How AIPAC Works (and Doesn't)

This is a really great, in-depth piece by Armin Rosen on how AIPAC exercises influence in Washington -- and the limits of said influence. While many people think of AIPAC as this towering, 900 lbs monster which makes and destroys political careers, the organization actually has a very different mode of operation. It builds relationships. It makes sure that, whoever is in office of whichever party, they have a route to that person's office so that they can make their concerns known.

While this has been obviously effective, Rosen contends that the Iran Deal case shows the limits of the strategy. Because AIPAC is exceptionally cautious about building and maintaining relationships, it cannot and does not threaten any serious consequences for Congresspersons who flout their will. Representatives were willing to buck AIPAC because they knew AIPAC wasn't going to cut them loose for the apostasy. And that, in turn, has made certain other (generally rightward) forces on the "pro-Israel" community think that AIPAC's lost its edge. What good is it being the proverbially unstoppable "Israel Lobby" if you get stopped on the one issue you actually throw your entire weight behind?

There's a degree to which that's true, though I think Rosen understates the benefits of AIPAC's relationship model even in the wake of the Iran Deal. It's almost certainly true that AIPAC's model is ill-suited to a drawn out fight where a powerful political figure, like the President, digs in his heels and directly contravenes a core AIPAC policy objective. But there will inevitably be very few cases like that, because when it comes to foreign policy -- even Israel-related foreign policy -- it will not be that often that major political figures will have independent preferences strong enough to prompt such a knockdown fight. Where AIPAC's model shines is in greasing the path for the mundane, everyday bits of legislation and funding that only a very few people care about. In those circumstances, relationships and access rule the roost, and AIPAC works very, very well.
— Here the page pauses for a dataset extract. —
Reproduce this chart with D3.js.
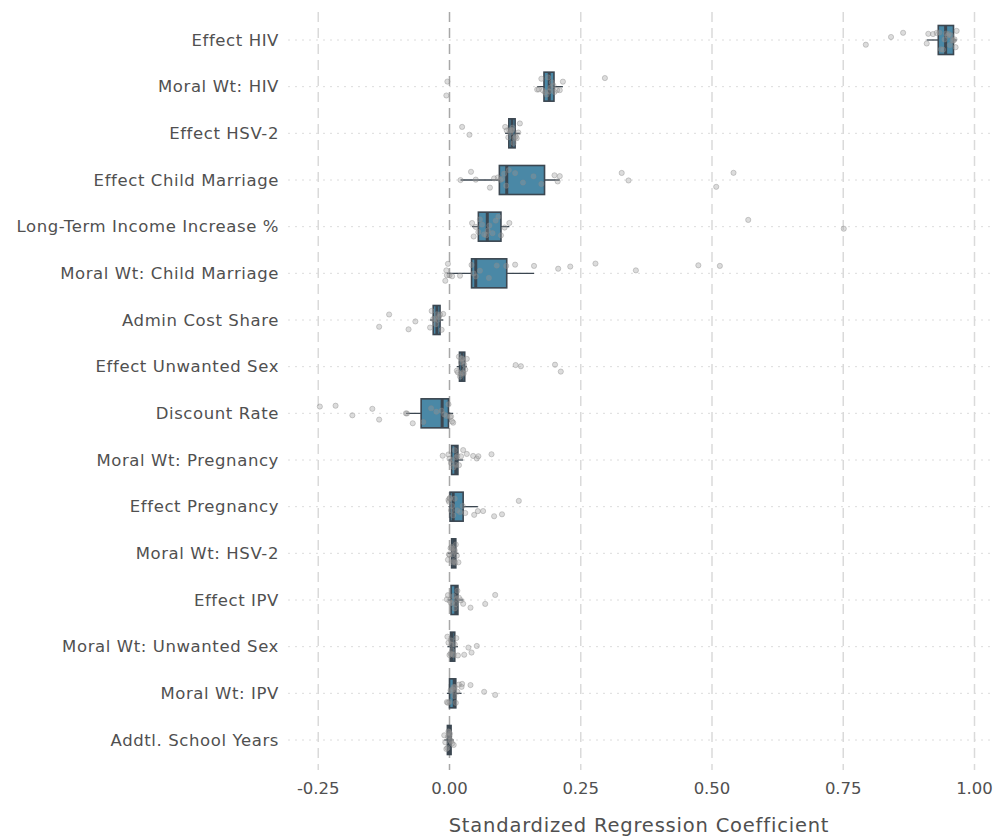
<!DOCTYPE html>
<html lang="en">
<head>
  <meta charset="utf-8">
  <title>Standardized Regression Coefficients</title>
  <script src="https://cdn.jsdelivr.net/npm/d3@7"></script>
  <style>
    body { margin: 0; background: #fff; }
    text { font-family: "DejaVu Sans", sans-serif; fill: #505050; }
  </style>
</head>
<body>
  <script>
    // categories, top to bottom
    const categories = [
      "Effect HIV", "Moral Wt: HIV", "Effect HSV-2", "Effect Child Marriage",
      "Long-Term Income Increase %", "Moral Wt: Child Marriage", "Admin Cost Share",
      "Effect Unwanted Sex", "Discount Rate", "Moral Wt: Pregnancy", "Effect Pregnancy",
      "Moral Wt: HSV-2", "Effect IPV", "Moral Wt: Unwanted Sex", "Moral Wt: IPV",
      "Addtl. School Years"
    ];
    // box statistics
    const q1 =      [0.931, 0.180, 0.113, 0.095, 0.055, 0.042, -0.031, 0.019, -0.054, 0.004, 0.001, 0.004, 0.003, 0.002, 0.000, -0.004];
    const median =  [0.945, 0.190, 0.119, 0.109, 0.072, 0.050, -0.024, 0.024, -0.014, 0.012, 0.007, 0.008, 0.012, 0.005, 0.009, 0.000];
    const q3 =      [0.960, 0.199, 0.125, 0.181, 0.098, 0.109, -0.018, 0.029, -0.002, 0.016, 0.026, 0.012, 0.016, 0.010, 0.012, 0.003];
    const whiskLo = [0.909, 0.167, 0.106, 0.021, 0.043, -0.005, -0.037, 0.014, -0.083, -0.002, -0.002, -0.003, -0.003, -0.004, -0.005, -0.010];
    const whiskHi = [0.966, 0.216, 0.134, 0.210, 0.114, 0.161, -0.012, 0.033, 0.007, 0.026, 0.054, 0.017, 0.026, 0.016, 0.023, 0.008];
    // individual estimates (jittered points)
    const points = [
      [0.793, 0.841, 0.864, 0.909, 0.912, 0.921, 0.928, 0.933, 0.936, 0.940, 0.943, 0.946, 0.949, 0.951, 0.953, 0.955, 0.958, 0.960, 0.962, 0.964, 0.966],
      [-0.006, -0.004, 0.167, 0.170, 0.175, 0.178, 0.182, 0.185, 0.188, 0.190, 0.192, 0.195, 0.198, 0.200, 0.205, 0.210, 0.216, 0.296],
      [0.024, 0.038, 0.106, 0.109, 0.112, 0.114, 0.116, 0.118, 0.119, 0.120, 0.122, 0.124, 0.126, 0.128, 0.131, 0.134],
      [0.021, 0.041, 0.050, 0.077, 0.085, 0.092, 0.097, 0.100, 0.104, 0.108, 0.113, 0.125, 0.140, 0.160, 0.175, 0.200, 0.206, 0.210, 0.328, 0.341, 0.508, 0.541],
      [0.043, 0.046, 0.050, 0.055, 0.058, 0.062, 0.066, 0.070, 0.073, 0.076, 0.082, 0.088, 0.093, 0.098, 0.105, 0.114, 0.569, 0.751],
      [-0.008, -0.006, -0.005, -0.003, 0.000, 0.005, 0.020, 0.042, 0.046, 0.050, 0.058, 0.075, 0.090, 0.108, 0.125, 0.161, 0.207, 0.230, 0.278, 0.355, 0.474, 0.515],
      [-0.134, -0.115, -0.078, -0.065, -0.037, -0.034, -0.031, -0.028, -0.026, -0.024, -0.022, -0.020, -0.018, -0.015, -0.012],
      [0.014, 0.016, 0.018, 0.020, 0.021, 0.022, 0.023, 0.024, 0.025, 0.026, 0.027, 0.028, 0.030, 0.033, 0.126, 0.136, 0.201, 0.212],
      [-0.247, -0.217, -0.185, -0.147, -0.134, -0.081, -0.083, -0.070, -0.050, -0.035, -0.025, -0.015, -0.010, -0.006, -0.002, 0.001, 0.003, 0.005, 0.007],
      [-0.013, -0.002, 0.000, 0.003, 0.005, 0.008, 0.010, 0.012, 0.013, 0.015, 0.018, 0.022, 0.026, 0.033, 0.045, 0.052, 0.055, 0.080],
      [-0.002, -0.001, 0.000, 0.001, 0.003, 0.005, 0.007, 0.010, 0.015, 0.020, 0.025, 0.030, 0.047, 0.054, 0.064, 0.085, 0.100, 0.132],
      [-0.003, -0.001, 0.000, 0.002, 0.004, 0.005, 0.006, 0.007, 0.008, 0.009, 0.010, 0.011, 0.012, 0.014, 0.017],
      [-0.005, -0.003, 0.000, 0.003, 0.005, 0.008, 0.010, 0.012, 0.013, 0.015, 0.018, 0.022, 0.026, 0.040, 0.068, 0.087],
      [-0.004, -0.002, 0.000, 0.002, 0.003, 0.004, 0.005, 0.006, 0.008, 0.010, 0.013, 0.016, 0.028, 0.036, 0.042, 0.052],
      [-0.005, -0.003, 0.000, 0.002, 0.004, 0.006, 0.008, 0.009, 0.010, 0.012, 0.015, 0.018, 0.023, 0.024, 0.040, 0.066, 0.087],
      [-0.010, -0.008, -0.006, -0.004, -0.003, -0.002, -0.001, 0.000, 0.001, 0.002, 0.003, 0.005, 0.008]
    ];
    const xTicks = [-0.25, 0, 0.25, 0.5, 0.75, 1.0];
    const xTitle = "Standardized Regression Coefficient";

    const width = 994, height = 838;
    const svg = d3.select("body").append("svg")
      .attr("width", width)
      .attr("height", height);

    // scales
    const x = d3.scaleLinear().domain([0, 1]).range([449.5, 974.5]);
    const y = d3.scalePoint().domain(categories).range([40, 740]);
    const plotTop = 12, plotBottom = 770, plotLeft = 288, plotRight = 994;
    const boxH = 29;

    // horizontal dotted grid
    svg.append("g").selectAll("line").data(categories).join("line")
      .attr("x1", plotLeft).attr("x2", plotRight)
      .attr("y1", d => y(d)).attr("y2", d => y(d))
      .attr("stroke", "#dcdcdc").attr("stroke-width", 1)
      .attr("stroke-dasharray", "2,5");

    // vertical dashed grid
    svg.append("g").selectAll("line").data(xTicks).join("line")
      .attr("x1", d => x(d)).attr("x2", d => x(d))
      .attr("y1", plotTop).attr("y2", plotBottom)
      .attr("stroke", d => d === 0 ? "#a8a8a8" : "#dadada")
      .attr("stroke-width", 1.5)
      .attr("stroke-dasharray", "10,6");

    // rows
    const rows = categories.map((c, i) => ({
      cat: c, q1: q1[i], med: median[i], q3: q3[i], lo: whiskLo[i], hi: whiskHi[i], pts: points[i]
    }));

    const g = svg.append("g");
    // whiskers
    g.selectAll(".whisk").data(rows).join("line")
      .attr("x1", d => x(d.lo)).attr("x2", d => x(d.hi))
      .attr("y1", d => y(d.cat)).attr("y2", d => y(d.cat))
      .attr("stroke", "#3b4650").attr("stroke-width", 1.3);
    // boxes
    g.selectAll(".box").data(rows).join("rect")
      .attr("x", d => x(d.q1))
      .attr("y", d => y(d.cat) - boxH / 2)
      .attr("width", d => Math.max(2, x(d.q3) - x(d.q1)))
      .attr("height", boxH)
      .attr("fill", "#4a88a6")
      .attr("stroke", "#3b4650").attr("stroke-width", 1.6);
    // medians
    g.selectAll(".med").data(rows).join("line")
      .attr("x1", d => x(d.med)).attr("x2", d => x(d.med))
      .attr("y1", d => y(d.cat) - boxH / 2).attr("y2", d => y(d.cat) + boxH / 2)
      .attr("stroke", "#3b4650").attr("stroke-width", 3);

    // jittered points (deterministic jitter)
    const rnd = d3.randomUniform.source(d3.randomLcg(0.42))(-10, 10);
    const pts = rows.flatMap(r => r.pts.map(v => ({ cat: r.cat, v: v, j: rnd() })));
    svg.append("g").selectAll("circle").data(pts).join("circle")
      .attr("cx", d => x(d.v))
      .attr("cy", d => y(d.cat) + d.j)
      .attr("r", 2.6)
      .attr("fill", "#9a9a9a").attr("fill-opacity", 0.35)
      .attr("stroke", "#8a8a8a").attr("stroke-opacity", 0.4);

    // category labels
    svg.append("g").selectAll("text").data(categories).join("text")
      .attr("x", 279).attr("y", d => y(d))
      .attr("text-anchor", "end")
      .attr("dominant-baseline", "central")
      .style("font-size", "16.5px")
      .style("letter-spacing", "0.6px")
      .text(d => d);

    // x tick labels (plain hyphen minus as in the reference)
    svg.append("g").selectAll("text").data(xTicks).join("text")
      .attr("x", d => x(d)).attr("y", 788)
      .attr("text-anchor", "middle")
      .attr("dominant-baseline", "central")
      .style("font-size", "16.5px")
      .text(d => d3.format(".2f")(d).replace("\u2212", "-"));

    // axis title
    svg.append("text")
      .attr("x", 639).attr("y", 825)
      .attr("text-anchor", "middle")
      .attr("dominant-baseline", "central")
      .style("font-size", "19.5px")
      .style("letter-spacing", "0.8px")
      .text(xTitle);
  </script>
</body>
</html>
I'd also be curious as to Rosen's view on another of my hypothesis: that regarding the degree to which Jewish groups are comfortable publicly feuding with Democratic versus Republican politicians on Israel. Rosen observes that most of AIPAC's staff are Democrats (unsurprising -- it is a predominantly Jewish group, after all), and my argument has been that Jewish groups are willing to argue with Democratic politicians because they have the essential confidence that such arguments won't break the relationship entirely. They're "in the family", so to speak. Friends fight, but that doesn't mean they don't cease being friends. By contrast, there seems to be an implicit concern that any non-trivial attack on GOP policy initiatives by a Jewish group will see a swift and brutal excommunication by the Republicans. For a relationship-focused group like AIPAC, this is a harrowing proposition. Simply put, if the name of the game for AIPAC is relationships, then preserving Republican relationships requires a lot more hand-holding and obsequiousness compared to their more resilient Democratic counterparts (who can handle a tough period like the Iran negotiations and still come back to the table on matters of shared interest later on).